Un pacte d’assassins qui a laissé des traces
Il y a juste un siècle, Lénine prend le pouvoir à Moscou. En 1922, Mussolini prend le pouvoir en Italie et, onze ans plus tard, c’est au tour de Hitler de faire main basse sur l’Allemagne. Les communistes et les fascistes ont un point commun, autour duquel ils se déchireront et s’allieront tour à tour : la haine du bourgeois.
Chez les nazis, le juif symbolise la bourgeoisie : les arts et les lettres, le commerce et les échanges internationaux, le métissage, la dégénérescence de la race blanche. Cette vision des choses – qu’ils partageaient avec d’autres mots, parce que leurs idéologies partaient de points de vue différents – n’a nullement gêné Staline pour signer deux pactes avec Hitler, réunis sous le nom de Pacte germano-soviétique, pudiquement rapporté au singulier.
Ce pacte d’assassins, cette trahison fondatrice a laissé des traces. En brisant un tabou, elle a inauguré la secrète mais vivace compatibilité entre fascistes et communistes, officiellement ennemis irréconciliables et officieusement se nourrissant les uns des autres.
La défaite des nazis en 1945, puis l’effondrement du communisme avec celui du mur de Berlin en 1989 n’ont pas laissé sans descendance cette hybridation historique du pire du fascisme avec le pire du communisme. L’héritage en est la très protéiforme idéologie rouge brun, dont le talent pour le mensonge et la dissimulation lui vaut aujourd’hui d’être banale, voire à la mode sous sa forme « contestatrice radicale du système ». La démocratie parlementaire étant, tout le monde le devine, la nouvelle bête immonde qui se cache sous le nom de « système ».
Les chiffons rouge… brun
Bernard-Henri Lévy cumule les deux chiffons rouges qui excitent le plus le justicier rouge brun qui, parfois, ignore qu’il l’est, puisque l’inculture branchée permet à des individus d’être quelque chose dont ils ne connaissent ni l’histoire, ni même, parfois l’existence.
Bernard-Henri Lévy est juif, premier chiffon rouge avec lequel, si l’on était naïf, on laisserait s’exciter quelques nostalgiques du nazisme. Plus personne aujourd’hui n’est antisémite. Ça ne se fait plus. La récente qualification judiciaire du meurtre de Sarah Halimi le prouve brillamment.

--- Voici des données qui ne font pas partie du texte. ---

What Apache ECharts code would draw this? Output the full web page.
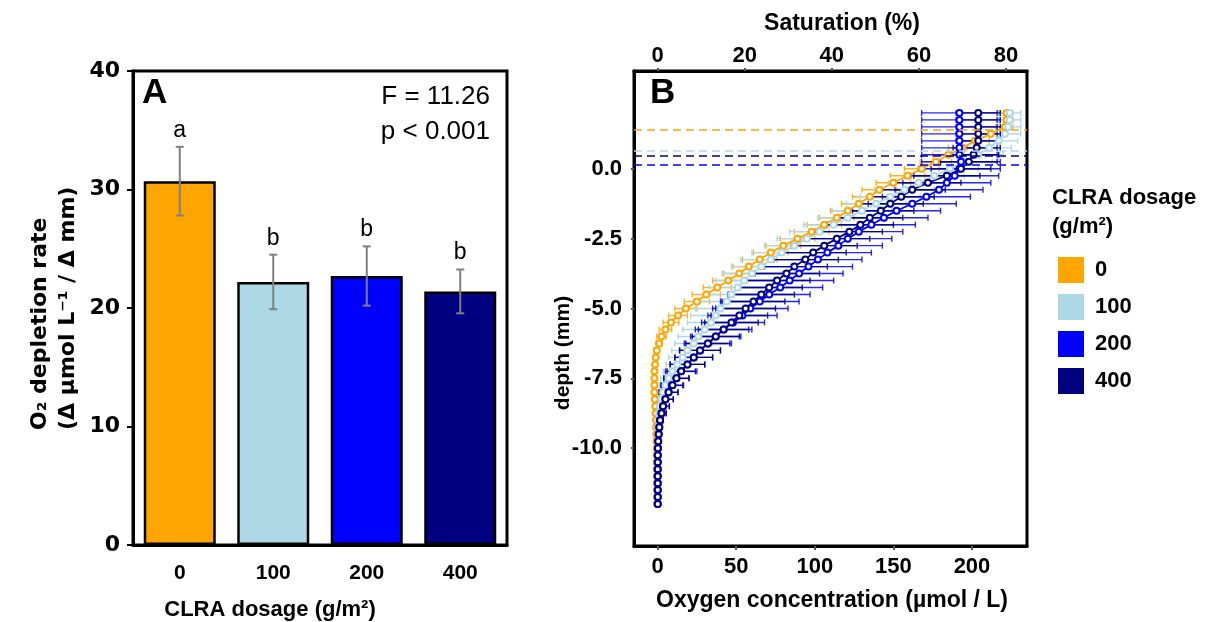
<!DOCTYPE html>
<html><head><meta charset="utf-8">
<script src="https://cdn.jsdelivr.net/npm/echarts@6/dist/echarts.min.js"></script>
<style>html,body{margin:0;padding:0;background:#fff}#c{width:1217px;height:622px}</style>
</head><body><div id="c"></div>
<script>
// ---------- Panel A data ----------
const dosages = ['0', '100', '200', '400'];
const colors = ['#FFA500', '#ADD8E6', '#0000FF', '#000080'];
const rateMean = [30.7, 22.2, 22.7, 21.4];
const rateErr = [2.9, 2.3, 2.5, 1.85];
const letters = ['a', 'b', 'b', 'b'];
const rateTicks = [0, 10, 20, 30, 40];

// ---------- Panel B data ----------
const depth = [
  2, 1.75, 1.5, 1.25, 1, 0.75, 0.5, 0.25,
  0, -0.25, -0.5, -0.75, -1, -1.25, -1.5, -1.75,
  -2, -2.25, -2.5, -2.75, -3, -3.25, -3.5, -3.75,
  -4, -4.25, -4.5, -4.75, -5, -5.25, -5.5, -5.75,
  -6, -6.25, -6.5, -6.75, -7, -7.25, -7.5, -7.75,
  -8, -8.25, -8.5, -8.75, -9, -9.25, -9.5, -9.75,
  -10, -10.25, -10.5, -10.75, -11, -11.25, -11.5, -11.75,
  -12];
const o2_0 = [
  222, 222, 221, 212, 202, 194, 185, 177,
  168, 159, 150, 141, 135, 128, 121, 114,
  106, 98, 89, 80, 72, 65, 58, 52,
  45, 38, 31, 25, 18, 13, 8.5, 5,
  2.5, 1, -0.5, -1.2, -1.6, -2, -2, -2,
  -2, -1.8, -1.5, -1.2, -1, -0.9, -0.8, -0.7,
  -0.6, -0.6, -0.5, -0.5, -0.5, -0.4, -0.4, -0.4,
  -0.4];
const sd_0 = [
  4, 4, 5, 8, 9, 9, 10, 10,
  11, 11, 11, 11, 11, 11, 11, 11,
  11, 11, 11, 11, 11, 11, 10, 10,
  10, 9, 9, 8, 7, 6, 5, 4,
  3, 2, 1.5, 1, 1, 1, 1, 1,
  1, 1, 1, 1, 1, 1, 1, 1,
  1, 1, 1, 1, 1, 1, 1, 1,
  1];
const o2_100 = [
  224, 224, 223, 221, 217, 211, 204, 196,
  186, 176, 166, 157, 148, 139, 130, 121,
  112, 103, 95, 87, 79, 72, 66, 60,
  55, 51, 47, 44, 40, 37, 34, 30,
  26, 23, 19, 16, 12.5, 9.5, 7, 5,
  3.5, 2.5, 1.5, 1, 0.6, 0.4, 0.3, 0.2,
  0.1, 0.1, 0.1, 0.1, 0.1, 0.1, 0.1, 0.1,
  0.1];
const sd_100 = [
  7, 7, 8, 10, 12, 14, 16, 17,
  18, 19, 19, 19, 19, 19, 19, 19,
  19, 19, 19, 19, 19, 19, 19, 19,
  18, 18, 17, 17, 16, 16, 15, 14,
  13, 12, 10, 9, 7, 6, 5, 4,
  3, 2, 1.5, 1, 1, 1, 1, 1,
  1, 1, 1, 1, 1, 1, 1, 1,
  1];
const o2_200 = [
  192, 192, 192, 192, 192, 192, 192, 193,
  192, 189, 184, 179, 171, 162, 152, 144,
  136, 128, 121, 115, 108, 102, 96, 90,
  84, 78, 71, 65, 59, 54, 48, 42,
  37, 32, 27, 23, 19, 15, 12, 9,
  7, 5, 3.5, 2.5, 1.6, 1.1, 0.7, 0.4,
  0.2, 0.1, 0.1, 0.1, 0.1, 0.1, 0.1, 0.1,
  0.1];
const sd_200 = [
  24, 24, 24, 24, 24, 24, 24, 25,
  26, 28, 28, 28, 28, 28, 28, 28,
  28, 28, 28, 28, 28, 28, 28, 28,
  28, 27, 26, 25, 24, 22, 20, 18,
  16, 15, 13, 12, 11, 10, 8, 7,
  6, 5, 4, 3, 2, 1.5, 1, 1,
  1, 1, 1, 1, 1, 1, 1, 1,
  1];
const o2_400 = [
  204, 204, 204, 204, 204, 203, 201, 198,
  193, 184, 172, 162, 155, 148, 142, 135,
  129, 122, 114, 106, 99, 94, 87, 82,
  76, 71, 66, 61, 56, 52, 47, 42,
  37, 32, 27, 23, 19, 15, 12, 9.5,
  7, 5, 3.5, 2.5, 1.6, 1.1, 0.7, 0.4,
  0.2, 0.1, 0.1, 0.1, 0.1, 0.1, 0.1, 0.1,
  0.1];
const sd_400 = [
  14, 14, 14, 14, 14, 15, 16, 18,
  19, 21, 21, 21, 21, 21, 21, 21,
  21, 21, 21, 21, 21, 21, 21, 21,
  21, 21, 21, 20, 19, 18, 17, 16,
  15, 14, 13, 12, 11, 9, 8, 7,
  6, 5, 4, 3, 2, 1.5, 1, 1,
  1, 1, 1, 1, 1, 1, 1, 1,
  1];
const surfaceDepth = [1.38, 0.66, 0.15, 0.48];
const concTicks = [0, 50, 100, 150, 200];
const satTicks = [0, 20, 40, 60, 80];
const depthTicks = [-10, -7.5, -5, -2.5, 0];

const profiles = [o2_0, o2_100, o2_200, o2_400];
const sds = [sd_0, sd_100, sd_200, sd_400];
const errOpacity = [0.85, 1, 0.85, 0.9];

const FONT = '"Liberation Sans", Arial, sans-serif';
const WIDE = '"DejaVu Sans", sans-serif';

const chart = echarts.init(document.getElementById('c'), null, {renderer: 'canvas'});

function errA(params, api) {
  const i = params.dataIndex;
  const m = api.value(1), e = api.value(2);
  const top = api.coord([api.value(0), m + e]);
  const bot = api.coord([api.value(0), m - e]);
  const st = {stroke: '#808080', lineWidth: 2};
  return {type: 'group', children: [
    {type: 'line', shape: {x1: top[0], y1: top[1], x2: bot[0], y2: bot[1]}, style: st},
    {type: 'line', shape: {x1: top[0] - 4, y1: top[1], x2: top[0] + 4, y2: top[1]}, style: st},
    {type: 'line', shape: {x1: bot[0] - 4, y1: bot[1], x2: bot[0] + 4, y2: bot[1]}, style: st},
    {type: 'text', x: top[0], y: top[1] - 5, style: {text: letters[i], fill: '#000', fontSize: 23, fontFamily: FONT, align: 'center', verticalAlign: 'bottom'}}
  ]};
}
function errB(color, op) {
  return function (params, api) {
    const c = api.value(0), d = api.value(1), s = api.value(2);
    const p1 = api.coord([c - s, d]), p2 = api.coord([c + s, d]);
    const st = {stroke: color, lineWidth: 1.4, opacity: op};
    return {type: 'group', children: [
      {type: 'line', shape: {x1: p1[0], y1: p1[1], x2: p2[0], y2: p2[1]}, style: st},
      {type: 'line', shape: {x1: p1[0], y1: p1[1] - 3, x2: p1[0], y2: p1[1] + 3}, style: st},
      {type: 'line', shape: {x1: p2[0], y1: p2[1] - 3, x2: p2[0], y2: p2[1] + 3}, style: st}
    ]};
  };
}

const series = [];
series.push({
  type: 'bar', xAxisIndex: 0, yAxisIndex: 0, barWidth: 72,
  data: rateMean.map((v, i) => ({value: v, itemStyle: {color: colors[i]}})),
  itemStyle: {borderColor: '#000', borderWidth: 2.5}, silent: true
});
series.push({
  type: 'custom', xAxisIndex: 0, yAxisIndex: 0, renderItem: errA,
  data: rateMean.map((v, i) => [i, v, rateErr[i]]), z: 5, silent: true
});
dosages.forEach((d, k) => {
  series.push({
    name: 'err' + d, type: 'custom', xAxisIndex: 1, yAxisIndex: 1,
    renderItem: errB(colors[k], errOpacity[k]), encode: {x: 0, y: 1},
    data: depth.map((dp, i) => [profiles[k][i], dp, sds[k][i]]), z: 2, silent: true
  });
});
dosages.forEach((d, k) => {
  series.push({
    name: d, type: 'line', xAxisIndex: 1, yAxisIndex: 1,
    data: depth.map((dp, i) => [profiles[k][i], dp]),
    symbol: 'emptyCircle', symbolSize: 6, showSymbol: true,
    lineStyle: {color: colors[k], width: 1.8},
    itemStyle: {color: colors[k], borderWidth: 1},
    z: 3, silent: true,
    markLine: {
      silent: true, symbol: ['none', 'none'], label: {show: false},
      lineStyle: {color: colors[k], type: [8, 5], width: 1.6},
      data: [{yAxis: surfaceDepth[k]}]
    }
  });
});

const option = {
  animation: false,
  textStyle: {fontFamily: FONT},
  grid: [
    {left: 133, top: 71, width: 374, height: 474, show: true, borderColor: '#000', borderWidth: 3, outerBoundsMode: 'none'},
    {left: 634, top: 71, width: 393, height: 475, show: true, borderColor: '#000', borderWidth: 3, outerBoundsMode: 'none'}
  ],
  xAxis: [
    {gridIndex: 0, type: 'category', data: dosages,
      axisLine: {lineStyle: {color: '#000', width: 3}}, axisTick: {show: false},
      axisLabel: {fontSize: 21, fontWeight: 'bold', color: '#000', margin: 18, fontFamily: FONT}},
    {gridIndex: 1, type: 'value', min: -15, max: 235, position: 'bottom',
      axisLine: {onZero: false, lineStyle: {color: '#000', width: 3}},
      axisTick: {show: true, customValues: concTicks, length: 4, lineStyle: {color: '#555', width: 2}},
      axisLabel: {customValues: concTicks, fontSize: 22, fontWeight: 'bold', color: '#000', margin: 10, fontFamily: FONT},
      splitLine: {show: false}},
    {gridIndex: 1, type: 'value', min: -5.42, max: 84.82, position: 'top',
      axisLine: {onZero: false, lineStyle: {color: '#000', width: 3}},
      axisTick: {show: true, customValues: satTicks, length: 3, lineStyle: {color: '#555', width: 2}},
      axisLabel: {customValues: satTicks, fontSize: 22, fontWeight: 'bold', color: '#000', margin: 4, fontFamily: FONT},
      splitLine: {show: false}}
  ],
  yAxis: [
    {gridIndex: 0, type: 'value', min: 0, max: 40, interval: 10,
      axisLine: {show: true, lineStyle: {color: '#000', width: 3}},
      axisTick: {show: true, length: 6, lineStyle: {color: '#000', width: 2}},
      axisLabel: {fontSize: 22, fontWeight: 'bold', color: '#000', margin: 13, fontFamily: WIDE},
      splitLine: {show: false}},
    {gridIndex: 1, type: 'value', min: -13.5, max: 3.5,
      axisLine: {show: true, onZero: false, lineStyle: {color: '#000', width: 3}},
      axisTick: {show: true, customValues: depthTicks, length: 3, lineStyle: {color: '#555', width: 2}},
      axisLabel: {customValues: depthTicks, formatter: v => Number(v).toFixed(1), fontSize: 22, fontWeight: 'bold', color: '#000', margin: 12, fontFamily: FONT},
      splitLine: {show: false}}
  ],
  legend: {
    data: dosages.map((d, i) => ({name: d, icon: 'rect', itemStyle: {color: colors[i], borderWidth: 0}})),
    orient: 'vertical', left: 1053, top: 252, itemWidth: 26, itemHeight: 26, itemGap: 11,
    selectedMode: false,
    textStyle: {fontSize: 22, fontWeight: 'bold', color: '#000', fontFamily: FONT, padding: [0, 0, 0, 6]}
  },
  graphic: [
    {type: 'text', x: 142, y: 93.5, style: {text: 'A', fontSize: 35, fontWeight: 'bold', fontFamily: FONT, fill: '#000', verticalAlign: 'middle'}},
    {type: 'text', x: 650, y: 93.5, style: {text: 'B', fontSize: 35, fontWeight: 'bold', fontFamily: FONT, fill: '#000', verticalAlign: 'middle'}},
    {type: 'text', x: 490, y: 97, style: {text: 'F = 11.26', fontSize: 26, fontFamily: FONT, fill: '#000', align: 'right', verticalAlign: 'middle'}},
    {type: 'text', x: 490, y: 132, style: {text: 'p < 0.001', fontSize: 26, fontFamily: FONT, fill: '#000', align: 'right', verticalAlign: 'middle'}},
    {type: 'text', x: 40, y: 430, rotation: Math.PI / 2, style: {text: 'O₂ depletion rate', fontSize: 22, fontWeight: 'bold', fontFamily: WIDE, fill: '#000', align: 'left', verticalAlign: 'middle'}},
    {type: 'text', x: 68, y: 430, rotation: Math.PI / 2, style: {text: '(Δ µmol L⁻¹ / Δ mm)', fontSize: 22, fontWeight: 'bold', fontFamily: WIDE, fill: '#000', align: 'left', verticalAlign: 'middle'}},
    {type: 'text', x: 270, y: 610, style: {text: 'CLRA dosage (g/m²)', fontSize: 22, fontWeight: 'bold', fontFamily: FONT, fill: '#000', align: 'center', verticalAlign: 'middle'}},
    {type: 'text', x: 842, y: 24, style: {text: 'Saturation (%)', fontSize: 23, fontWeight: 'bold', fontFamily: FONT, fill: '#000', align: 'center', verticalAlign: 'middle'}},
    {type: 'text', x: 832, y: 600.5, style: {text: 'Oxygen concentration (µmol / L)', fontSize: 23, fontWeight: 'bold', fontFamily: FONT, fill: '#000', align: 'center', verticalAlign: 'middle'}},
    {type: 'text', x: 563, y: 353, rotation: Math.PI / 2, style: {text: 'depth (mm)', fontSize: 21, fontWeight: 'bold', fontFamily: FONT, fill: '#000', align: 'center', verticalAlign: 'middle'}},
    {type: 'text', x: 1052, y: 198, style: {text: 'CLRA dosage', fontSize: 22, fontWeight: 'bold', fontFamily: FONT, fill: '#000', align: 'left', verticalAlign: 'middle'}},
    {type: 'text', x: 1052, y: 227, style: {text: '(g/m²)', fontSize: 22, fontWeight: 'bold', fontFamily: FONT, fill: '#000', align: 'left', verticalAlign: 'middle'}}
  ],
  series: series
};
chart.setOption(option);
</script></body></html>
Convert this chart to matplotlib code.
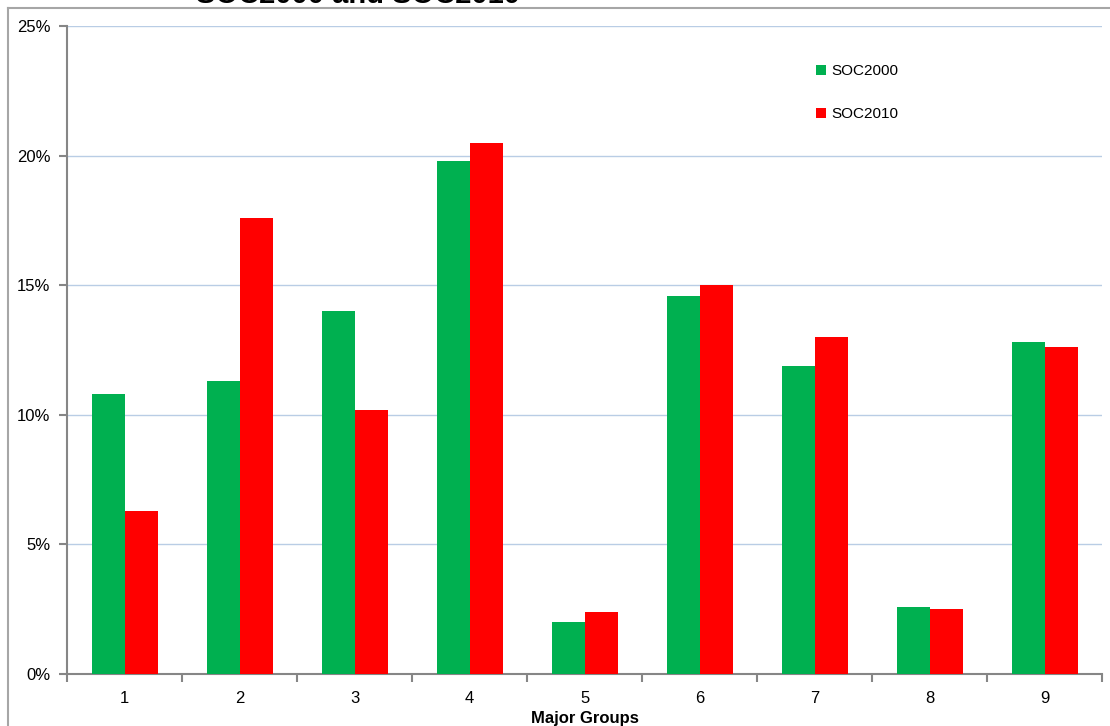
import numpy as np
import matplotlib.pyplot as plt
from matplotlib.lines import Line2D
from matplotlib.ticker import FuncFormatter, MultipleLocator

groups = ["1", "2", "3", "4", "5", "6", "7", "8", "9"]
soc2000 = [10.8, 11.3, 14.0, 19.8, 2.0, 14.6, 11.9, 2.6, 12.8]
soc2010 = [6.3, 17.6, 10.2, 20.5, 2.4, 15.0, 13.0, 2.5, 12.6]

plt.rcParams['font.family'] = ['Liberation Sans', 'DejaVu Sans']

fig = plt.figure(figsize=(11.1, 7.26), dpi=100)
ax = fig.add_axes([0.0604, 0.0716, 0.9324, 0.8926])

x = np.arange(len(groups))
w = 0.287
ax.bar(x - w / 2, soc2000, w, color='#00B050', label='SOC2000', zorder=3)
ax.bar(x + w / 2, soc2010, w, color='#FF0000', label='SOC2010', zorder=3)

ax.set_xlim(-0.5, len(groups) - 0.5)
ax.set_ylim(0, 25)
ax.yaxis.set_major_locator(MultipleLocator(5))
ax.yaxis.set_major_formatter(FuncFormatter(lambda v, _: f"{v:.0f}%"))
ax.grid(axis='y', color='#b9cde5', linewidth=1, zorder=0)

# group labels sit between the boundary ticks
ax.set_xticks(x)
ax.set_xticklabels(groups)
ax.set_xticks(np.arange(-0.5, len(groups)), minor=True)
ax.tick_params(axis='x', which='major', length=0, pad=12, labelsize=12)
ax.tick_params(axis='x', which='minor', length=6, color='#868686', width=1.5)
ax.tick_params(axis='y', length=6, color='#868686', width=1.5, labelsize=12, pad=6)

for side in ['top', 'right']:
    ax.spines[side].set_visible(False)
for side in ['left', 'bottom']:
    ax.spines[side].set_color('#868686')
    ax.spines[side].set_linewidth(1.5)

ax.set_xlabel("Major Groups", fontsize=12, fontweight='bold', labelpad=4)

ax.legend(loc='upper left', bbox_to_anchor=(0.71, 0.962), frameon=False,
          fontsize=11, handlelength=0.7, handleheight=0.7, handletextpad=0.3,
          labelspacing=1.9)

# outer chart border
fig.add_artist(Line2D([8 / 1110, 1], [1 - 8 / 726, 1 - 8 / 726],
                      transform=fig.transFigure, color='#a6a6a6', lw=1.5))
fig.add_artist(Line2D([8 / 1110, 8 / 1110], [0, 1 - 8 / 726],
                      transform=fig.transFigure, color='#a6a6a6', lw=1.5))

fig.text(358 / 1110, 1 - 3 / 726, "SOC2000 and SOC2010", ha='center', va='baseline',
         fontsize=21, fontweight='bold')

fig.savefig("out.png", dpi=100)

Deuxième chiffon rouge, Bernard-Henri Lévy est un bourgeois fortuné. Et voilà qu’aux insultes des antisémites avérés, viennent s’ajouter celles des antisionistes de gauche. BHL incarne parfaitement ce qu’ont haï les deux grandes idéologies du XXe siècle. Et sans cesse, le pacte monstrueux des deux assassins fondateurs se renouvelle en mutant, et sans cesse, il est reparaphé par cette double signature.
Il ne s’agit pas de critiquer Bernard-Henri Lévy, il faut le détruire. Il ne s’agit pas d’un débat démocratique, mais d’une opération de nettoyage. Il ne faut pas discuter ses idées, il faut le salir. En livrant au public une compilation de tout ce qu’ils jugent haïssable chez lui, nos nouveaux justiciers désirent l’exclure de l’humanité dont ils sont, eux, les dignes représentants. C’est une gauche radicale et morale qui défend la veuve, l’orphelin et l’antisémite.
Bien que je ne me fasse guère d’illusions, comme je voudrais que ma voix porte ! Comme je voudrais alerter mes semblables, naïfs, distraits ou ingénus, sur la gravité du symptôme. Cette haine, qui, dans un pays cultivé, peut se cristalliser publiquement et sans avoir l’air de choquer grand monde sur la personne de Bernard-Henri Lévy devrait réveiller notre vigilance critique. Faute de quoi, la liberté d’expression ne servira bientôt plus qu’à publier des listes de traîtres et de coupables.